Title:Face Alignment through Subspace Constrained Mean-Shifts
Author:Jason Saragih Post-Doc, Robotics, CMU
September 14, 2009, 2:30pm-3:00pm, NSH 3305
Abstract
Deformable model fitting has been actively pursued in the computer vision community for over a decade. As a result, numerous approaches have been proposed with varying degrees of success. A class of approaches that has shown substantial promise is one that makes independent predictions regarding locations of the model’s landmarks, which are combined by enforcing a prior over their joint motion. A common theme in innovations to this approach is the replacement of the distribution of probable landmark locations, obtained from each local detector, with simpler parametric forms. This simplification substitutes the true objective with a smoothed version of itself, reducing sensitivity to local minima and outlying detections.
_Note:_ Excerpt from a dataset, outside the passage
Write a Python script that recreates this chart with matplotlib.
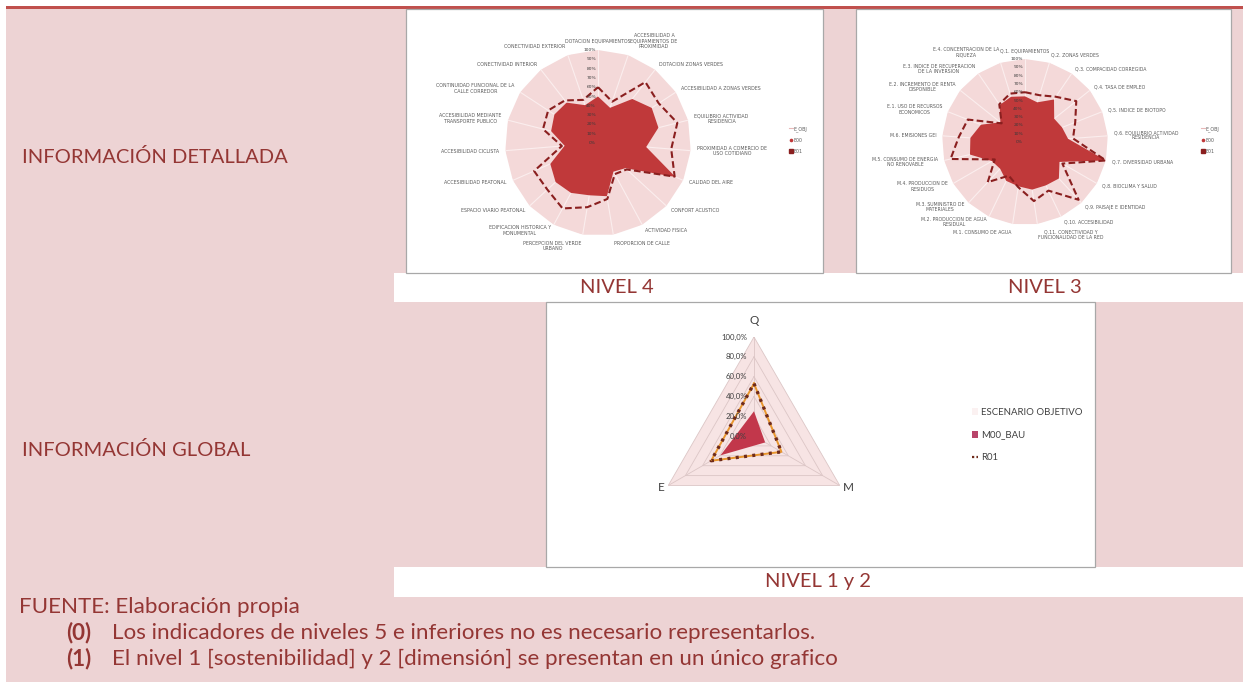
import matplotlib
matplotlib.use('Agg')
import matplotlib.pyplot as plt
import numpy as np
from matplotlib.patches import Rectangle, Patch
from matplotlib.lines import Line2D

# ---------------- data ----------------
cats_n4 = [
    "DOTACION EQUIPAMIENTOS",
    "ACCESIBILIDAD A\nEQUIPAMIENTOS DE\nPROXIMIDAD",
    "DOTACION ZONAS VERDES",
    "ACCESIBILIDAD A ZONAS VERDES",
    "EQUILIBRIO ACTIVIDAD\nRESIDENCIA",
    "PROXIMIDAD A COMERCIO DE\nUSO COTIDIANO",
    "CALIDAD DEL AIRE",
    "CONFORT ACUSTICO",
    "ACTIVIDAD FISICA",
    "PROPORCION DE CALLE",
    "PERCEPCION DEL VERDE\nURBANO",
    "EDIFICACION HISTORICA Y\nMONUMENTAL",
    "ESPACIO VIARIO PEATONAL",
    "ACCESIBILIDAD PEATONAL",
    "ACCESIBILIDAD CICLISTA",
    "ACCESIBILIDAD MEDIANTE\nTRANSPORTE PUBLICO",
    "CONTINUIDAD FUNCIONAL DE LA\nCALLE CORREDOR",
    "CONECTIVIDAD INTERIOR",
    "CONECTIVIDAD EXTERIOR",
]
obj_n4 = [100] * 19
e00_n4 = [50, 40, 60, 69, 67, 52, 91, 40, 35, 58, 57, 61, 62, 56, 36, 52, 56, 55, 43]
e01_n4 = [60, 47, 83, 78, 88, 79, 90, 42, 38, 61, 70, 80, 74, 75, 39, 61, 64, 58, 49]

cats_n3 = [
    "Q.1. EQUIPAMIENTOS",
    "Q.2. ZONAS VERDES",
    "Q.3. COMPACIDAD CORREGIDA",
    "Q.4. TASA DE EMPLEO",
    "Q.5. INDICE DE BIOTOPO",
    "Q.6. EQUILIBRIO ACTIVIDAD\nRESIDENCIA",
    "Q.7. DIVERSIDAD URBANA",
    "Q.8. BIOCLIMA Y SALUD",
    "Q.9. PAISAJE E IDENTIDAD",
    "Q.10. ACCESIBILIDAD",
    "Q.11. CONECTIVIDAD Y\nFUNCIONALIDAD DE LA RED",
    "M.1. CONSUMO DE AGUA",
    "M.2. PRODUCCION DE AGUA\nRESIDUAL",
    "M.3. SUMINISTRO DE\nMATERIALES",
    "M.4. PRODUCCION DE\nRESIDUOS",
    "M.5. CONSUMO DE ENERGIA\nNO RENOVABLE",
    "M.6. EMISIONES GEI",
    "E.1. USO DE RECURSOS\nECONOMICOS",
    "E.2. INCREMENTO DE RENTA\nDISPONIBLE",
    "E.3. INDICE DE RECUPERACION\nDE LA INVERSION",
    "E.4. CONCENTRACION DE LA\nRIQUEZA",
]
obj_n3 = [100] * 21
e00_n3 = [55, 50, 62, 45, 48, 52, 100, 48, 60, 58, 58, 54, 52, 44, 46, 68, 66, 57, 38, 54, 57]
e01_n3 = [60, 59, 66, 79, 65, 58, 100, 52, 95, 65, 72, 55, 45, 66, 42, 92, 80, 74, 36, 55, 61]

cats_g = ["Q", "M", "E"]
obj_g = [100, 100, 100]
m00_g = [25, 13, 39]
r01_g = [53, 32, 50]

radial_n = [0, 10, 20, 30, 40, 50, 60, 70, 80, 90, 100]
radial_g = [0, 20, 40, 60, 80, 100]

series_n = ["E_OBJ", "E00", "E01"]
series_g = ["ESCENARIO OBJETIVO", "M00_BAU", "R01"]

# ---------------- style ----------------
W, H, DPI = 1243, 682, 100
PINK = '#EDD3D4'
RED_LINE = '#C0504D'
TXT = '#943634'
OBJ_C = '#F4D9D9'
FILL_C = '#C0393A'
DASH_C = '#8A1F1F'
FONT = 'Lato'

fig = plt.figure(figsize=(W / DPI, H / DPI), dpi=DPI)
fig.patch.set_facecolor('white')


def rect(x0, y0, x1, y1, fc, ec='none', lw=0, z=-2):
    r = Rectangle((x0 / W, 1 - y1 / H), (x1 - x0) / W, (y1 - y0) / H,
                  transform=fig.transFigure, facecolor=fc, edgecolor=ec,
                  linewidth=lw, zorder=z)
    fig.add_artist(r)


def ftext(x, y, s, **kw):
    kw.setdefault('family', FONT)
    return fig.text(x / W, 1 - y / H, s, **kw)


def add_polar(cx, cy, R):
    ax = fig.add_axes([(cx - R) / W, 1 - (cy + R) / H, 2 * R / W, 2 * R / H],
                      projection='polar')
    ax.set_zorder(3)
    return ax


# ---------------- table background ----------------
rect(6, 8, 1243, 682, PINK, z=-4)
rect(6, 5.5, 1243, 8.5, RED_LINE, z=-3)
rect(394, 273, 1243, 302, 'white', z=-3)
rect(394, 567, 1243, 597, 'white', z=-3)
rect(406, 9, 823, 273, 'white', ec='#A8A8A8', lw=0.9, z=-2)
rect(856, 9, 1231, 273, 'white', ec='#A8A8A8', lw=0.9, z=-2)
rect(546, 302, 1095, 567, 'white', ec='#A8A8A8', lw=0.9, z=-2)


# ---------------- circular radars ----------------
def radar(ax, cats, obj, s0, s1, lab_fs):
    n = len(cats)
    th = np.arange(n) * 2 * np.pi / n
    tc = np.append(th, th[0])
    ax.set_theta_zero_location('N')
    ax.set_theta_direction(-1)
    ax.set_facecolor('none')
    ax.fill(tc, np.append(obj, obj[0]), color=OBJ_C, lw=0, zorder=1)
    ax.fill(tc, np.append(s0, s0[0]), color=FILL_C, lw=0, zorder=1.8)
    ax.plot(tc, np.append(s1, s1[0]), color=DASH_C, lw=1.5,
            ls=(0, (3.2, 1.6)), zorder=3)
    ax.set_ylim(0, 100)
    ax.set_xticks(th)
    ax.set_xticklabels([])
    ax.set_yticks(radial_n)
    ax.set_yticklabels([])
    ax.set_axisbelow('line')
    ax.xaxis.grid(True, color='#FBEEEE', lw=0.8)
    ax.yaxis.grid(False)
    ax.spines['polar'].set_visible(False)
    ax.tick_params(length=0)
    for v in radial_n:
        ax.annotate(f"{v}%", xy=(0, v), xytext=(-1.5, 0),
                    textcoords='offset points', ha='right', va='center',
                    fontsize=3.2, color='#3A3A3A', zorder=4)
    for t, c in zip(th, cats):
        s, co = np.sin(t), np.cos(t)
        ha = 'left' if s > 0.12 else ('right' if s < -0.12 else 'center')
        va = 'bottom' if co > 0.93 else ('top' if co < -0.93 else 'center')
        ax.text(t, 107, c, ha=ha, va=va, fontsize=lab_fs, color='#5A5A5A',
                multialignment='center', linespacing=1.05)


ax4 = add_polar(598, 143, 93)
radar(ax4, cats_n4, obj_n4, e00_n4, e01_n4, 3.4)
ax3 = add_polar(1025, 142, 83)
radar(ax3, cats_n3, obj_n3, e00_n3, e01_n3, 3.3)


def small_legend(x, y):
    hs = [Line2D([], [], color='#E8B8B8', lw=0.8),
          Line2D([], [], color=FILL_C, marker='o', ms=1.6, lw=0),
          Line2D([], [], color=DASH_C, marker='s', ms=2.2, lw=0)]
    fig.legend(hs, series_n, loc='center left',
               bbox_to_anchor=(x / W, 1 - y / H), frameon=False,
               fontsize=3.4, handlelength=0.7, handletextpad=0.3,
               labelspacing=1.3, labelcolor='#5A5A5A')


small_legend(785, 140)
small_legend(1197, 140)

# ---------------- triangular radar (global) ----------------
axg = add_polar(754, 436, 99)
n = 3
th = np.arange(n) * 2 * np.pi / n
tc = np.append(th, th[0])
axg.set_theta_zero_location('N')
axg.set_theta_direction(-1)
axg.set_facecolor('none')
axg.set_ylim(0, 100)
axg.grid(False)
axg.spines['polar'].set_visible(False)
axg.set_xticks([])
axg.set_yticks([])
axg.fill(tc, np.append(obj_g, obj_g[0]), color='#F7E4E4', lw=0, zorder=1)
for r in radial_g[1:]:
    axg.plot(tc, [r] * 4, color='#DCC6C6', lw=0.6, zorder=1.2)
for t in th:
    axg.plot([t, t], [0, 100], color='#DCC6C6', lw=0.6, zorder=1.2)
axg.fill(tc, np.append(m00_g, m00_g[0]), color='#C2374B', lw=0, zorder=2)
r01c = np.append(r01_g, r01_g[0])
axg.plot(tc, r01c, color='#E8962E', lw=1.4, zorder=3)
axg.plot(tc, r01c, color='#6E2A1A', lw=2.4, ls=(0, (0.9, 1.6)), zorder=3.1)
for v in radial_g:
    axg.annotate(f"{v},0%", xy=(0, v), xytext=(-5, 0),
                 textcoords='offset points', ha='right', va='center',
                 fontsize=5.6, color='#404040', family=FONT)
axg.text(0, 111, cats_g[0], ha='center', va='bottom', fontsize=8.5,
         color='#404040', family=FONT)
axg.text(th[1], 104, cats_g[1], ha='left', va='center', fontsize=8.5,
         color='#404040', family=FONT)
axg.text(th[2], 104, cats_g[2], ha='right', va='center', fontsize=8.5,
         color='#404040', family=FONT)

hs = [Patch(fc='#FBF1F1', ec='none'), Patch(fc='#B8456A', ec='none'),
      Line2D([], [], color='#6E2A1A', lw=1.6, ls=(0, (1, 1)))]
fig.legend(hs, series_g, loc='center left', bbox_to_anchor=(963 / W, 1 - 435 / H),
           frameon=False, handlelength=0.7, handleheight=0.7,
           handletextpad=0.3, labelspacing=1.45, labelcolor='#404040',
           prop={'family': FONT, 'size': 6.9})

# ---------------- texts ----------------
FS = 14.5
FS2 = 16.1
ftext(22, 157, "INFORMACIÓN DETALLADA", ha='left', va='center', color=TXT, fontsize=FS)
ftext(22, 450, "INFORMACIÓN GLOBAL", ha='left', va='center', color=TXT, fontsize=FS)
ftext(617, 287, "NIVEL 4", ha='center', va='center', color=TXT, fontsize=FS)
ftext(1045, 287, "NIVEL 3", ha='center', va='center', color=TXT, fontsize=FS)
ftext(818, 581, "NIVEL 1 y 2", ha='center', va='center', color=TXT, fontsize=FS)
ftext(19, 607, "FUENTE: Elaboración propia", ha='left', va='center', color=TXT, fontsize=FS2)
ftext(66, 633, "(0)", ha='left', va='center', color=TXT, fontsize=FS2, weight='bold')
ftext(112, 633, "Los indicadores de niveles 5 e inferiores no es necesario representarlos.",
      ha='left', va='center', color=TXT, fontsize=FS2)
ftext(66, 659, "(1)", ha='left', va='center', color=TXT, fontsize=FS2, weight='bold')
ftext(112, 659, "El nivel 1 [sostenibilidad] y 2 [dimensión] se presentan en un único grafico",
      ha='left', va='center', color=TXT, fontsize=FS2)

fig.savefig('out.png', dpi=DPI, facecolor='white')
In this work, a principled optimization strategy is proposed where a nonparametric representation of the landmark distributions is maximized within a hierarchy of smoothed estimates. The resulting update equations are reminiscent of mean-shift but with a subspace constraint placed on the shape’s variability. This approach is shown to outperform other existing methods on the task of generic face fitting.
Speaker Biography
Jason Saragih joined the Robotics Institute as a Post-doctoral Fellow in 2008. He received both his BEng and PhD from the Australian National University in 2004 and 2008 respectively. His research interests concern the modeling and registration of deformable models.